Die am Projekt teilnehmenden Bauern und Bäuerinnen teilen das Erlernte weiter. «Sie wenden ihr Wissen direkt auf dem Feld an», sagt er. «Sie engagieren sich im Austausch und sind offen für Besucher:innen, um das Wissen weiter zugeben». Um das Wissen zu teilen, bildet EVM zudem 120 besonders engagierte Produzent:innen zu «Bauernführer:innen» aus. Sie geben in 40 auf die Praxis ausgerichteten Schulungen pro Jahr ihr Wissen, direkt auf dem Feld, an die Projektteilnehmenden weiter. Die Kleinbauern und ‑bäuerinnen erfahren, wie sie die natürlichen Ressourcen schützen. Und wie sie mit nachhaltigem Anbau ihre landwirtschaftliche Produktion um bis zu 50 Prozent steigern können.

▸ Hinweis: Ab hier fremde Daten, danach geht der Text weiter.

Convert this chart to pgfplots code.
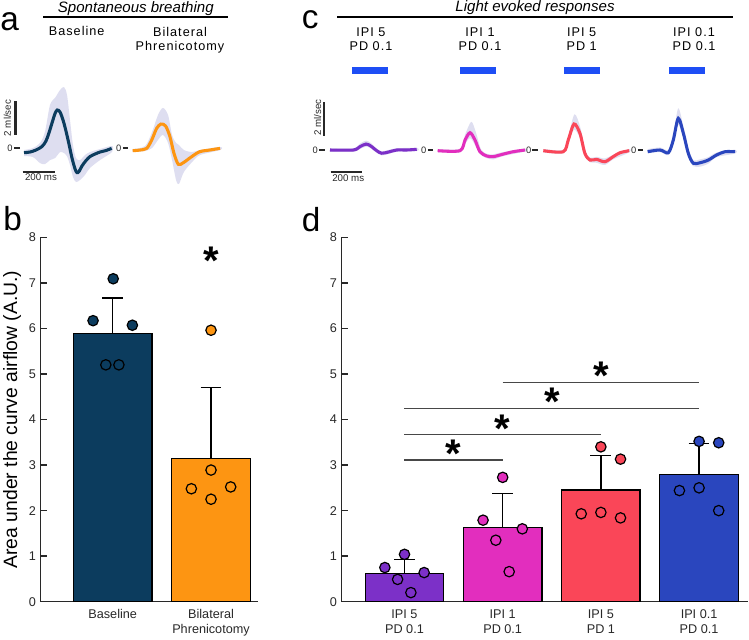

Mit der Überproduktion, die sie nicht für die Selbstversorgung benötigen, sollen sie ein zusätzliches Einkommen generieren können. Im Rahmen des Projektes werden mit den Produzent:innen vier mögliche Absatzkanäle eruiert. Bis zum Abschluss der zweiten Phase sollen 80 Prozent der Projektteilnehmenden an einen Absatzmarkt angebunden sein. «Zudem fördern wir mit dem Projekt Spargruppen», sagt Kaspar Schatzmann. «Die Kleinbauern werden bei der Gründung unterstützt und ermutigt, diesen beizutreten.»
Selbstständige CEDARs
Agrarökologischer Landbau stärkt die Autonomie der Kleinbauernfamilien. Diese wiederum verringert ihre Abhängigkeit von externen Faktoren wie chemische Dünger und Pflanzenschutzmittel. Die CEDARs übernehmen dabei mehrere Funktionen. Sie sind Ausbildungs- und Begegnungsstätte zugleich und fördern den Austausch und die Verbreitung des Wissens. Bis zum Ende der zweiten Phase sollen sie weitgehend selbsttragend funktionieren. Doch das Umfeld ist herausfordernd: Die politischen Umstände sind unsicher, die Ressourcen der Kleinbauernfamilien bescheiden und es fehlen Möglichkeiten für zusätzliche Unterstützung vor Ort. Entsprechend ist das Projekt im Aufbau auf Spendengelder angewiesen.
Aqua Alimenta
Seit 1998 stellt das Schweizer Hilfswerk Aqua Alimenta Kleinbauernfamilien in den Mittelpunkt. Der gemeinnützige Verein verfolgt die Vision einer Welt ohne Hunger und Armut. Dafür setzt sich Aqua Alimenta mit agrarökologischen Anbaumethoden und angepasster Bewässerungstechnik mit seinen Partnerorganisationen in Burkina Faso, der Elfenbeinküste, Madagaskar und Indien für eine verbesserte Ernährungssicherheit der Kleinbauernfamilien ein. Sie sollen das ganze Jahr ihren Lebensunterhalt sichern und sich ausgewogen ernähren können. Dabei sollen sie auch besser gegen die Folgen des Klimawandels gerüstet sein und die Böden sollen für künftige Generationen erhalten und fruchtbar bleiben.